CPU Parallel Programming Framework¶

OpenMP¶

Example codes directory: /river/hpc101/2025/openmp-examples

Hello OpenMP

#include <stdio.h>
#include <omp.h>
int main() {
printf("Welcome to OpenMP!\n");
#pragma omp parallel
{
int ID = omp_get_thread_num();
printf("hello(%d)", ID);
printf("world(%d)\n", ID);
}
printf("Bye!");
return 0;
}

compile:

gcc 1_hello_openmp.c -o 1_hello_openmp -fopenmp

fopenmp 告诉编译器并行

Fork-Join Model¶

OpenMP directives and constructs¶

An OpenMP construct is a formation for which the directive is executable.

#pragma omp parallel // <--\--- Directive
{                    //    |
printf("Do sth.");   //    | Construct
}                    // ---/

Work-distribution constructs¶

single
section
for

Overhead

any combination of excess or indirect computation time, memory, bandwidth, or other resources that are required to perform a specific task.

Loop Schedule¶

静态调度 schedule(static)
- 提前规定好，OpenMP 就不管了
- 但是会导致任务不均衡
动态调度 schedule(dynamic, 1)
- 让 CPU 空闲时间减少，执行完立马领下一个任务
- OpenMP 维护的 overhead 增加
- 1 代表粒度，单个任务

Nested `for` Loop¶

# pragma omp parallel for collapse
for (int i = 0; i < n; i++) {
    for (int j = 0; j < n; j++) {
        c[i][j] = a[i][j] + b[i][j];
    }
}

collapse(2): 让 OpenMP 知道有两层循环

Shared Data and Data Hazards¶

Data Hazards in Summation

#include <stdio.h>
#include "omp.h"
int main() {
    int a[100];
    int sum = 0;
    // initialize
    for (int i = 0; i < 100; i++) a[i] = i + 1;
    // Sum up from 1 to 100
    #pragma omp parallel for
    for (int i = 0; i < 100; i++) {
        sum += a[i];
    }
    printf("Sum = %d\n", sum);
}

每次输出的结果不确定！

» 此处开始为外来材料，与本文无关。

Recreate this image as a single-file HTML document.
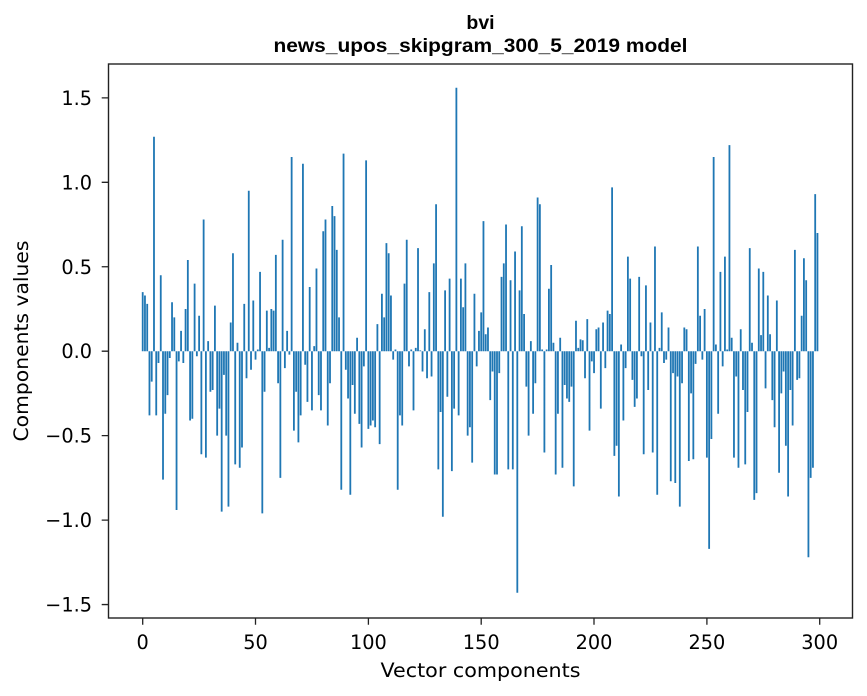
<!DOCTYPE html>
<html><head><meta charset="utf-8"><style>
html,body{margin:0;padding:0;background:#fff;}
svg{display:block;}
</style></head><body>
<svg width="867" height="696" viewBox="0 0 867 696" xmlns="http://www.w3.org/2000/svg">
<rect width="867" height="696" fill="#fff"/>
<g font-family="'Liberation Sans', Arial, sans-serif" font-weight="bold" font-size="19.5" fill="#000" text-anchor="middle">
<text x="480.5" y="29">bvi</text>
<text x="480.5" y="52" textLength="414" lengthAdjust="spacingAndGlyphs">news_upos_skipgram_300_5_2019 model</text>
</g>
<g transform="translate(142.7,351.2) scale(2.2567,-168.9)">
<path fill="none" stroke="#1f77b4" stroke-width="0.8" d="M0 0V.35M1 0V.33M2 0V.28M3 0V-.38M4 0V-.18M5 0V1.27M6 0V-.38M7 0V-.07M8 0V.45M9 0V-.76M10 0V-.37M11 0V-.26M12 0V-.04M13 0V.29M14 0V.2M15 0V-.94M16 0V-.06M17 0V.12M18 0V-.07M19 0V.25M20 0V.54M21 0V-.41M22 0V-.4M23 0V.4M24 0V-.03M25 0V.21M26 0V-.61M27 0V.78M28 0V-.63M29 0V.06M30 0V-.24M31 0V-.23M32 0V.27M33 0V-.5M34 0V-.34M35 0V-.95M36 0V-.14M37 0V-.5M38 0V-.92M39 0V.17M40 0V.58M41 0V-.67M42 0V.05M43 0V-.69M44 0V-.57M45 0V.28M46 0V-.16M47 0V.95M48 0V-.11M49 0V.3M50 0V-.05M51 0V.01M52 0V.47M53 0V-.96M54 0V-.24M55 0V.24M56 0V.02M57 0V.25M58 0V.24M59 0V.57M60 0V-.19M61 0V-.75M62 0V.66M63 0V-.1M64 0V.12M65 0V-.02M66 0V1.15M67 0V-.47M68 0V-.24M69 0V-.54M70 0V-.38M71 0V1.11M72 0V-.08M73 0V-.3M74 0V.38M75 0V-.35M76 0V.03M77 0V.49M78 0V-.26M79 0V-.35M80 0V.71M81 0V.78M82 0V-.44M83 0V-.19M84 0V.86M85 0V.8M86 0V.6M87 0V.2M88 0V-.82M89 0V1.17M90 0V-.11M91 0V-.28M92 0V-.85M93 0V-.2M94 0V-.37M95 0V.08M96 0V-.43M97 0V-.57M98 0V-.09M99 0V1.13M100 0V-.46M101 0V-.44M102 0V-.41M103 0V-.45M104 0V.16M105 0V-.55M106 0V.34M107 0V.2M108 0V.64M109 0V.58M110 0V.33M111 0V-.05M112 0V.01M113 0V-.82M114 0V-.38M115 0V-.44M116 0V.4M117 0V.66M118 0V-.09M119 0V.01M120 0V-.35M121 0V.02M122 0V.61M123 0V.005M124 0V-.12M125 0V.13M126 0V-.16M127 0V.35M128 0V-.15M129 0V.52M130 0V.87M131 0V-.7M132 0V-.36M133 0V-.98M134 0V.36M135 0V-.27M136 0V.43M137 0V-.71M138 0V-.34M139 0V1.56M140 0V-.38M141 0V.43M142 0V.26M143 0V.52M144 0V-.5M145 0V-.45M146 0V-.66M147 0V.34M148 0V-.09M149 0V.12M150 0V.23M151 0V.77M152 0V.1M153 0V.14M154 0V-.29M155 0V-.12M156 0V-.73M157 0V-.73M158 0V-.13M159 0V.44M160 0V.52M161 0V.75M162 0V-.7M163 0V.42M164 0V-.7M165 0V.59M166 0V-1.43M167 0V.36M168 0V.74M169 0V.22M170 0V-.21M171 0V-.5M172 0V.06M173 0V-.37M174 0V-.19M175 0V.91M176 0V.87M177 0V.01M178 0V-.6M179 0V.01M180 0V.37M181 0V.51M182 0V.05M183 0V-.73M184 0V-.37M185 0V.08M186 0V-.69M187 0V-.2M188 0V-.28M189 0V-.3M190 0V-.21M191 0V-.8M192 0V.18M193 0V.02M194 0V.07M195 0V.065M196 0V-.16M197 0V.19M198 0V-.47M199 0V-.06M200 0V-.13M201 0V.13M202 0V.14M203 0V-.34M204 0V.17M205 0V-.1M206 0V.24M207 0V.22M208 0V.97M209 0V-.62M210 0V-.56M211 0V-.86M212 0V.04M213 0V-.41M214 0V-.1M215 0V.56M216 0V.43M217 0V-.17M218 0V-.33M219 0V-.28M220 0V.44M221 0V-.03M222 0V-.61M223 0V.39M224 0V-.23M225 0V.17M226 0V-.6M227 0V.62M228 0V-.85M229 0V.02M230 0V.23M231 0V-.07M232 0V-.05M233 0V.14M234 0V-.77M235 0V-.13M236 0V-.78M237 0V-.15M238 0V-.92M239 0V-.19M240 0V.14M241 0V.13M242 0V-.65M243 0V-.25M244 0V-.64M245 0V-.075M246 0V.62M247 0V.21M248 0V-.05M249 0V.25M250 0V-.63M251 0V-1.17M252 0V-.52M253 0V1.15M254 0V.04M255 0V-.37M256 0V.47M257 0V-.09M258 0V.56M259 0V.01M260 0V1.22M261 0V.08M262 0V-.63M263 0V-.15M264 0V-.69M265 0V.13M266 0V-.23M267 0V-.67M268 0V-.36M269 0V.61M270 0V.05M271 0V-.88M272 0V-.84M273 0V.49M274 0V.095M275 0V.47M276 0V-.22M277 0V.33M278 0V.1M279 0V-.29M280 0V-.45M281 0V.3M282 0V-.72M283 0V-.25M284 0V-.12M285 0V-.56M286 0V-.86M287 0V-.23M288 0V-.44M289 0V.6M290 0V-.17M291 0V-.16M292 0V.21M293 0V.55M294 0V.42M295 0V-1.22M296 0V-.75M297 0V-.69M298 0V.93M299 0V.7"/>
</g>
<rect x="108.5" y="64" width="744" height="554" fill="none" stroke="#222" stroke-width="1.4"/>
<g stroke="#222" stroke-width="1.3">
<path d="M142.7 618v6.8M255.5 618v6.8M368.4 618v6.8M481.2 618v6.8M594 618v6.8M706.9 618v6.8M819.7 618v6.8"/>
<path d="M108.5 97.85h-6.8M108.5 182.3h-6.8M108.5 266.75h-6.8M108.5 351.2h-6.8M108.5 435.65h-6.8M108.5 520.1h-6.8M108.5 604.55h-6.8"/>
</g>
<g font-family="'DejaVu Sans', 'Liberation Sans', sans-serif" font-size="19.3" fill="#000">
<g text-anchor="middle">
<text x="142.7" y="649">0</text>
<text x="255.5" y="649">50</text>
<text x="368.4" y="649">100</text>
<text x="481.2" y="649">150</text>
<text x="594" y="649">200</text>
<text x="706.9" y="649">250</text>
<text x="819.7" y="649">300</text>
</g>
<g text-anchor="end">
<text x="92" y="104.9">1.5</text>
<text x="92" y="189.3">1.0</text>
<text x="92" y="273.8">0.5</text>
<text x="92" y="358.2">0.0</text>
<text x="92" y="442.7">−0.5</text>
<text x="92" y="527.1">−1.0</text>
<text x="92" y="611.6">−1.5</text>
</g>
<text x="480.5" y="677" text-anchor="middle" textLength="200" lengthAdjust="spacingAndGlyphs">Vector components</text>
<text transform="translate(28,341) rotate(-90)" text-anchor="middle" textLength="201" lengthAdjust="spacingAndGlyphs">Components values</text>
</g>
</svg>
</body></html>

且不是 5050！

不同线程同时访问变量

Scope and Data Hazard¶

Data hazards happen when operating shared data

把 sum 变量设置为 private 解决

Resolve Data Hazard¶

Critical Section¶

同一时间只能有一个线程进入临界区
一个临界区可以有多个 statements
#pragma omp critical

比较慢

Atomic Operation¶

Atomic operation cannot be separated
只能作用于一个操作
操作类型很有限（加减乘除，位操作）

Reduction¶

最常用到的方法

#pragma omp parallel for reduction(+:sum)
    for (int i = 0; i < 100; i++) {
        sum += a[i];
    }
    printf("Sum = %d\n", sum);

Comparison

Critical Region: based on locking
Atomic Operation: based on hardware atomic operations
Reduction: only synchronize in the end

Example: GEMM

General Matrix Multiplication (GEMM)

// General Matrix Multiplication (GEMM)
for (int i = 0; i < N; i++) {
    for (int j = 0; j < N; j++) {
        c[i][j] = 0;
        for (int k = 0; k < N; k++) {
            c[i][j] += a[i][k] * b[k][j];
        }
    }
}

加上

#pragma omp parallel for collapse(3) reduction(+ : c)

Pitfalls & Fallacies¶

CPU 1 修改 Cache 后，CPU 2 再访问同一个 cache 区间的数据就失效了；反之亦然

MESI

Takeaway

Where: Profiling
Why: Analyze data dependency
How: Analysis and Skills
Sub-task Distribution
Scheduling Strategy
Cache and Locality 注意 cacheline 的长度
Hardware Environment
Get Down to Work: Testing

Tips

Ensure correctness while parallelizing
Be aware of overhead
Check more details in official documents

MPI¶

把系统里调用的 message passing 封装好

MPI 有很多实现

OpenMPI
Intel-MPI
MPICH
HPMI (Hyper-MPI, Huawei)
...

Hello MPI World

#include <mpi.h>
#include <stdio.h>
int main(int argc, char** argv) {
    MPI_Init(&argc, &argv);
    int world_size;
    MPI_Comm_size(MPI_COMM_WORLD, &world_size);
    int world_rank;
    MPI_Comm_rank(MPI_COMM_WORLD, &world_rank);
    char processor_name[MPI_MAX_PROCESSOR_NAME];
    int name_len;
    MPI_Get_processor_name(processor_name, &name_len);
    printf("Hello world from processor %s, rank %d out of %d processors\n"
    , processor_name, world_rank, world_size);
    MPI_Finalize();
    return 0;
}

记住 Init 和 Finalize

Basic Concepts¶

Communicator¶

MPI_COMM_WORLD：所有进程
MPI_COMM_SPLIT：划分成小的域，类似地图划分成国家

Blocking vs. Non-blocking¶

阻塞型：干完了才能干下一个
非阻塞型：好好好知道了

Order¶

Messages are non-overtaking.

顺序是保证的

Fairness¶

MPI 不保证通讯公平性。可能导致 starvation.

P2P Communication¶

MPI_Send
MPI_Recv

常见错误：死锁

MPI_Ssend 阻塞型

MPI_Sendrecv
MPI_Isend

Synchronization¶

MPI_TEST
MPI_WAIT

Collective Communication¶

Broadcast¶

MPI_Bcast
MPI_Barrier